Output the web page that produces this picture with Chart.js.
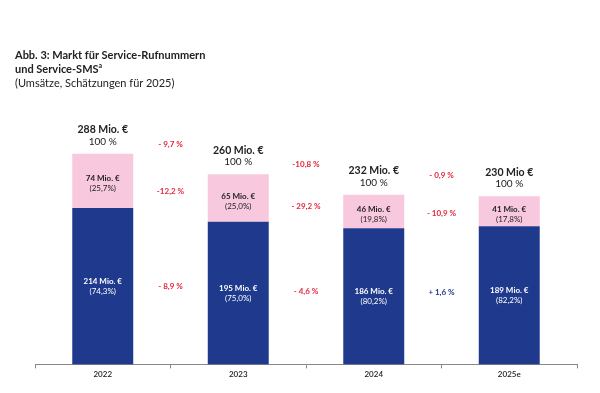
<!DOCTYPE html>
<html>
<head>
<meta charset="utf-8">
<script src="https://cdn.jsdelivr.net/npm/chart.js@4.4.1/dist/chart.umd.min.js"></script>
<style>
    html, body { margin: 0; padding: 0; background: #fff; }
    #wrap { position: relative; width: 600px; height: 393px; }
    #title {
        position: absolute; left: 15px; top: 48px;
        font-family: Lato, sans-serif; font-size: 11px; line-height: 14px; color: #222;
    }
    #title b { font-weight: 700; }
    #title sup { font-size: 7px; line-height: 0; }
</style>
</head>
<body>
<div id="wrap">
    <canvas id="umsatzChart" width="600" height="393"></canvas>
    <div id="title"><b>Abb. 3: Markt für Service-Rufnummern<br>und Service-SMS<sup>a</sup></b><br>(Umsätze, Schätzungen für 2025)</div>
</div>
<script>
// Daten aus der Abbildung
const years = ['2022', '2023', '2024', '2025e'];
const bottomValues = [214, 195, 186, 189];
const topValues = [74, 65, 46, 41];
const totalLabels = ['288 Mio. €', '260 Mio. €', '232 Mio. €', '230 Mio €'];
const bottomShares = ['(74,3%)', '(75,0%)', '(80,2%)', '(82,2%)'];
const topShares = ['(25,7%)', '(25,0%)', '(19,8%)', '(17,8%)'];
const totalChanges = ['- 9,7 %', '-10,8 %', '- 0,9 %'];
const topChanges = ['-12,2 %', '- 29,2 %', '- 10,9 %'];
const bottomChanges = ['- 8,9 %', '- 4,6 %', '+ 1,6 %'];

const BLUE = '#1f3a8d';
const PINK = '#f7c8de';
const RED = '#e6233a';
const FONT = 'Lato, sans-serif';

const labelPlugin = {
    id: 'labels',
    afterDatasetsDraw(chart) {
        const ctx = chart.ctx;
        const bottomBars = chart.getDatasetMeta(0).data;
        const topBars = chart.getDatasetMeta(1).data;
        ctx.save();
        ctx.textAlign = 'center';
        ctx.textBaseline = 'middle';

        years.forEach((y, i) => {
            const b = bottomBars[i];
            const t = topBars[i];
            // Summe oben
            ctx.fillStyle = '#222';
            ctx.font = 'bold 10.5px ' + FONT;
            ctx.fillText(totalLabels[i], t.x, t.y - 24);
            ctx.font = '10px ' + FONT;
            ctx.fillText('100 %', t.x, t.y - 12);

            // rosa Segment
            const tMid = (t.y + t.base) / 2;
            ctx.font = 'bold 8px ' + FONT;
            ctx.fillText(topValues[i] + ' Mio. €', t.x, tMid - 2);
            ctx.font = '8px ' + FONT;
            ctx.fillText(topShares[i], t.x, tMid + 8);

            // blaues Segment
            const bMid = (b.y + b.base) / 2;
            ctx.fillStyle = '#fff';
            ctx.font = 'bold 8px ' + FONT;
            ctx.fillText(bottomValues[i] + ' Mio. €', b.x, bMid - 5);
            ctx.font = '8px ' + FONT;
            ctx.fillText(bottomShares[i], b.x, bMid + 5);
        });

        // Veränderungen zwischen den Balken
        ctx.font = 'bold 8px ' + FONT;
        for (let i = 0; i < years.length - 1; i++) {
            const b0 = bottomBars[i], b1 = bottomBars[i + 1];
            const t0 = topBars[i], t1 = topBars[i + 1];
            const x = (b0.x + b1.x) / 2;
            const rows = [
                [totalChanges[i], (t0.y + t1.y) / 2 - 20],
                [topChanges[i], ((t0.y + t0.base) / 2 + (t1.y + t1.base) / 2) / 2 + 2],
                [bottomChanges[i], ((b0.y + b0.base) / 2 + (b1.y + b1.base) / 2) / 2 - 3]
            ];
            rows.forEach(([txt, yy]) => {
                ctx.fillStyle = txt.trim().startsWith('+') ? BLUE : RED;
                ctx.fillText(txt, x, yy);
            });
        }
        ctx.restore();
    }
};

new Chart(document.getElementById('umsatzChart'), {
    type: 'bar',
    data: {
        labels: years,
        datasets: [{
            data: bottomValues,
            backgroundColor: BLUE,
            categoryPercentage: 1,
            barPercentage: 0.45
        }, {
            data: topValues,
            backgroundColor: PINK,
            categoryPercentage: 1,
            barPercentage: 0.45
        }]
    },
    options: {
        responsive: false,
        animation: false,
        layout: { padding: { left: 35, right: 23, top: 145, bottom: 13 } },
        plugins: { legend: { display: false }, tooltip: { enabled: false } },
        scales: {
            x: {
                stacked: true,
                offset: true,
                grid: {
                    offset: true,
                    drawOnChartArea: false,
                    drawTicks: true,
                    tickLength: 4,
                    color: '#888'
                },
                border: { display: true, color: '#888', width: 1 },
                ticks: {
                    color: '#222',
                    font: { family: FONT, size: 8, weight: '600' },
                    padding: 1
                }
            },
            y: {
                stacked: true,
                display: false,
                min: 0,
                max: 300
            }
        }
    },
    plugins: [labelPlugin]
});
</script>
</body>
</html>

Task requirements :: Your task is an exact transcription of all the data, minus the pictures.

Exercise answer ::
Output the web page that produces this picture with Chart.js.
<!DOCTYPE html>
<html>
<head>
<meta charset="utf-8">
<script src="https://cdn.jsdelivr.net/npm/chart.js@4.4.1/dist/chart.umd.min.js"></script>
<style>
    html, body { margin: 0; padding: 0; background: #fff; }
    #wrap { position: relative; width: 600px; height: 393px; }
    #title {
        position: absolute; left: 15px; top: 48px;
        font-family: Lato, sans-serif; font-size: 11px; line-height: 14px; color: #222;
    }
    #title b { font-weight: 700; }
    #title sup { font-size: 7px; line-height: 0; }
</style>
</head>
<body>
<div id="wrap">
    <canvas id="umsatzChart" width="600" height="393"></canvas>
    <div id="title"><b>Abb. 3: Markt für Service-Rufnummern<br>und Service-SMS<sup>a</sup></b><br>(Umsätze, Schätzungen für 2025)</div>
</div>
<script>
// Daten aus der Abbildung
const years = ['2022', '2023', '2024', '2025e'];
const bottomValues = [214, 195, 186, 189];
const topValues = [74, 65, 46, 41];
const totalLabels = ['288 Mio. €', '260 Mio. €', '232 Mio. €', '230 Mio €'];
const bottomShares = ['(74,3%)', '(75,0%)', '(80,2%)', '(82,2%)'];
const topShares = ['(25,7%)', '(25,0%)', '(19,8%)', '(17,8%)'];
const totalChanges = ['- 9,7 %', '-10,8 %', '- 0,9 %'];
const topChanges = ['-12,2 %', '- 29,2 %', '- 10,9 %'];
const bottomChanges = ['- 8,9 %', '- 4,6 %', '+ 1,6 %'];

const BLUE = '#1f3a8d';
const PINK = '#f7c8de';
const RED = '#e6233a';
const FONT = 'Lato, sans-serif';

const labelPlugin = {
    id: 'labels',
    afterDatasetsDraw(chart) {
        const ctx = chart.ctx;
        const bottomBars = chart.getDatasetMeta(0).data;
        const topBars = chart.getDatasetMeta(1).data;
        ctx.save();
        ctx.textAlign = 'center';
        ctx.textBaseline = 'middle';

        years.forEach((y, i) => {
            const b = bottomBars[i];
            const t = topBars[i];
            // Summe oben
            ctx.fillStyle = '#222';
            ctx.font = 'bold 10.5px ' + FONT;
            ctx.fillText(totalLabels[i], t.x, t.y - 24);
            ctx.font = '10px ' + FONT;
            ctx.fillText('100 %', t.x, t.y - 12);

            // rosa Segment
            const tMid = (t.y + t.base) / 2;
            ctx.font = 'bold 8px ' + FONT;
            ctx.fillText(topValues[i] + ' Mio. €', t.x, tMid - 2);
            ctx.font = '8px ' + FONT;
            ctx.fillText(topShares[i], t.x, tMid + 8);

            // blaues Segment
            const bMid = (b.y + b.base) / 2;
            ctx.fillStyle = '#fff';
            ctx.font = 'bold 8px ' + FONT;
            ctx.fillText(bottomValues[i] + ' Mio. €', b.x, bMid - 5);
            ctx.font = '8px ' + FONT;
            ctx.fillText(bottomShares[i], b.x, bMid + 5);
        });

        // Veränderungen zwischen den Balken
        ctx.font = 'bold 8px ' + FONT;
        for (let i = 0; i < years.length - 1; i++) {
            const b0 = bottomBars[i], b1 = bottomBars[i + 1];
            const t0 = topBars[i], t1 = topBars[i + 1];
            const x = (b0.x + b1.x) / 2;
            const rows = [
                [totalChanges[i], (t0.y + t1.y) / 2 - 20],
                [topChanges[i], ((t0.y + t0.base) / 2 + (t1.y + t1.base) / 2) / 2 + 2],
                [bottomChanges[i], ((b0.y + b0.base) / 2 + (b1.y + b1.base) / 2) / 2 - 3]
            ];
            rows.forEach(([txt, yy]) => {
                ctx.fillStyle = txt.trim().startsWith('+') ? BLUE : RED;
                ctx.fillText(txt, x, yy);
            });
        }
        ctx.restore();
    }
};

new Chart(document.getElementById('umsatzChart'), {
    type: 'bar',
    data: {
        labels: years,
        datasets: [{
            data: bottomValues,
            backgroundColor: BLUE,
            categoryPercentage: 1,
            barPercentage: 0.45
        }, {
            data: topValues,
            backgroundColor: PINK,
            categoryPercentage: 1,
            barPercentage: 0.45
        }]
    },
    options: {
        responsive: false,
        animation: false,
        layout: { padding: { left: 35, right: 23, top: 145, bottom: 13 } },
        plugins: { legend: { display: false }, tooltip: { enabled: false } },
        scales: {
            x: {
                stacked: true,
                offset: true,
                grid: {
                    offset: true,
                    drawOnChartArea: false,
                    drawTicks: true,
                    tickLength: 4,
                    color: '#888'
                },
                border: { display: true, color: '#888', width: 1 },
                ticks: {
                    color: '#222',
                    font: { family: FONT, size: 8, weight: '600' },
                    padding: 1
                }
            },
            y: {
                stacked: true,
                display: false,
                min: 0,
                max: 300
            }
        }
    },
    plugins: [labelPlugin]
});
</script>
</body>
</html>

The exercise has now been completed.